IREDA listing gets cabinet approval in fresh push for renewable energy

New Delhi: The Cabinet Committee on Economic Affairs (CCEA) on Wednesday approved the listing of state run Indian Renewable Energy Development Agency (IREDA), reiterating its emphasis on green energy.

India has an ambitious clean energy target of 175 gigawatt (GW) by 2022—and it needs money, about $200 billion, to achieve this.

The share sale will increase IREDA’s equity base and help it “raise more debt resources for funding RE (renewable energy) projects”, the government said in a statement.

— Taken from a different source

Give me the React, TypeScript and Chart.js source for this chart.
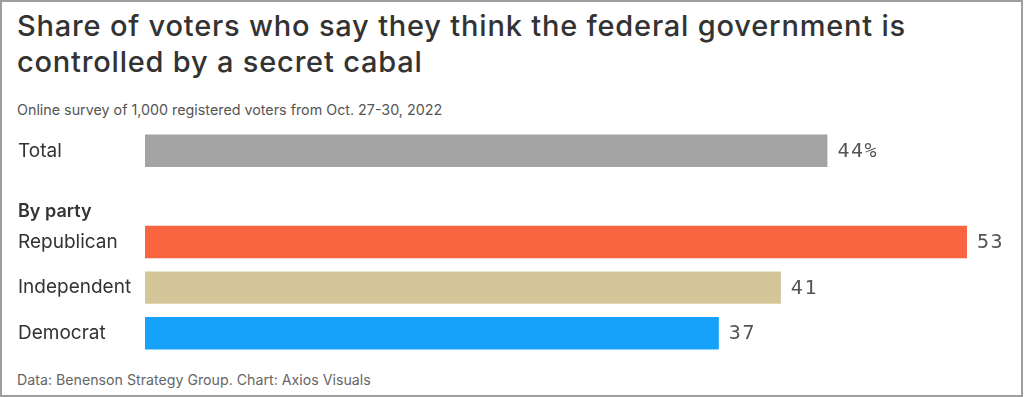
import React, { useEffect, useRef } from "react";
import { Chart, registerables } from "chart.js";

Chart.register(...registerables);

const titleText = "Share of voters who say they think the federal government is\ncontrolled by a secret cabal";
const subtitleText = "Online survey of 1,000 registered voters from Oct. 27-30, 2022";
const footerText = "Data: Benenson Strategy Group. Chart: Axios Visuals";

const categories = ["Total", "By party", "Republican", "Independent", "Democrat"];
const values: (number | null)[] = [44, null, 53, 41, 37];
const valueLabels = ["44%", "", "53", "41", "37"];
const barColors = ["#a3a3a3", "rgba(0,0,0,0)", "#f86540", "#d3c79a", "#16a1fb"];
const headerRows = ["By party"];

const FONT = "Inter, 'Noto Sans', sans-serif";
const MONO = "'DejaVu Sans Mono', monospace";

const valueLabelPlugin = {
  id: "valueLabels",
  afterDatasetsDraw(chart: any) {
    const meta = chart.getDatasetMeta(0);
    const ctx = chart.ctx;
    ctx.save();
    ctx.font = `20px ${MONO}`;
    try {
      (ctx as any).letterSpacing = "1.5px";
    } catch (e) {}
    ctx.fillStyle = "#555555";
    ctx.textBaseline = "middle";
    ctx.textAlign = "left";
    meta.data.forEach((bar: any, i: number) => {
      if (values[i] == null) return;
      ctx.fillText(valueLabels[i], bar.x + 10, bar.y + 1);
    });
    ctx.restore();
  },
};

export default function App() {
  const canvasRef = useRef<HTMLCanvasElement | null>(null);

  useEffect(() => {
    document.body.style.margin = "0";
    const canvas = canvasRef.current;
    if (!canvas) return;
    const chart = new Chart(canvas, {
      type: "bar",
      data: {
        labels: categories,
        datasets: [
          {
            data: values as any,
            backgroundColor: barColors,
            borderWidth: 0,
            barPercentage: 0.71,
            categoryPercentage: 1,
          },
        ],
      },
      options: {
        indexAxis: "y",
        responsive: false,
        animation: false,
        layout: { padding: { left: 18, right: 22, top: 0, bottom: 0 } },
        plugins: {
          legend: { display: false },
          tooltip: { enabled: false },
        },
        scales: {
          x: {
            display: false,
            min: 0,
            max: 55,
          },
          y: {
            grid: { display: false },
            border: { display: false },
            afterFit: (s: any) => {
              s.width = 127;
            },
            ticks: {
              autoSkip: false,
              crossAlign: "far",
              padding: 0,
              color: "#333333",
              callback: (_v: any, i: number) =>
                headerRows.includes(categories[i]) ? ["", categories[i]] : categories[i],
              font: (c: any) =>
                headerRows.includes(categories[c.index])
                  ? { family: FONT, size: 18, weight: "600", lineHeight: "30px" }
                  : { family: FONT, size: 19, weight: "400", lineHeight: "22px" },
            },
          },
        },
      } as any,
      plugins: [valueLabelPlugin],
    });
    return () => chart.destroy();
  }, []);

  return (
    <div
      style={{
        position: "relative",
        width: 1023,
        height: 397,
        boxSizing: "border-box",
        border: "2px solid #9e9e9e",
        background: "#ffffff",
        fontFamily: FONT,
        overflow: "hidden",
      }}
    >
      <div
        style={{
          position: "absolute",
          left: 15,
          top: 6,
          fontSize: 29,
          lineHeight: "36px",
          fontWeight: 500,
          letterSpacing: "0.8px",
          color: "#333333",
          whiteSpace: "pre-line",
        }}
      >
        {titleText}
      </div>
      <div
        style={{
          position: "absolute",
          left: 15,
          top: 99,
          fontSize: 14.3,
          lineHeight: "17px",
          color: "#555555",
        }}
      >
        {subtitleText}
      </div>
      <canvas
        ref={canvasRef}
        width={1020}
        height={250}
        style={{ position: "absolute", left: -2, top: 115, width: 1020, height: 250 }}
      />
      <div
        style={{
          position: "absolute",
          left: 15,
          top: 369,
          fontSize: 14.2,
          lineHeight: "17px",
          color: "#666666",
        }}
      >
        {footerText}
      </div>
    </div>
  );
}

The sale will also “increase IREDA’s visibility in domestic and international financial markets,” the government added.

“IREDA, being the premier institution for RE Sector, will be required to raise equity funds to leverage loan financing for RE Sector,” the government statement said.

Experts said that the decision to sell shares in IREDA was a sign of the Indian government’s intent to move forward with its clean energy plans even as climate change goalposts are changing.

“I think Indian government has started to see that it does not need external money for India’s renewable targets as the market is bullish. The government is confident of achieving its renewable power goals and is positive that the renewable market is itself taking forward the momentum,” said Rakesh Kamal, a consultant with The Climate Reality Project, which works on climate change related issues.

India’s clean energy market has seen record low tariffs for wind and solar power projects of Rs3.46 per unit and Rs2.44 per unit respectively..

The CCEA’s decision follows the announcement of the US withdrawal from the Paris climate agreement on grounds that the deal favoured India and China and was unfair to the US.

India has since affirmed its commitment to the targets laid out in the agreement—ones that can be achieved only if the country pushes ahead with its renewables agenda.

Among other key decisions, the Cabinet approved a memorandum of understanding (MoU) for a $9 billion credit between the Export-Import Bank of India and Export-Import Bank of Korea. This will be inked during finance minister Arun Jaitley’s visit to South Korea on 14 and 15 June.

The export credit will be used for infrastructure development in India and for the supply of goods and services in other countries in key sectors such as smart cities, railways, power generation and transmission.

India plans to invest as much as Rs3.96 trillion in creating and upgrading infrastructure in the current financial year as part of a new integrated infrastructure planning paradigm comprising roads, railways, waterways and civil aviation.

The cabinet also approved a bilateral MoU between the Securities and Exchange Board of India (SEBI) and Iran’s Securities and Exchange Organization (SEO) for mutual cooperation on matters pertaining to securities markets.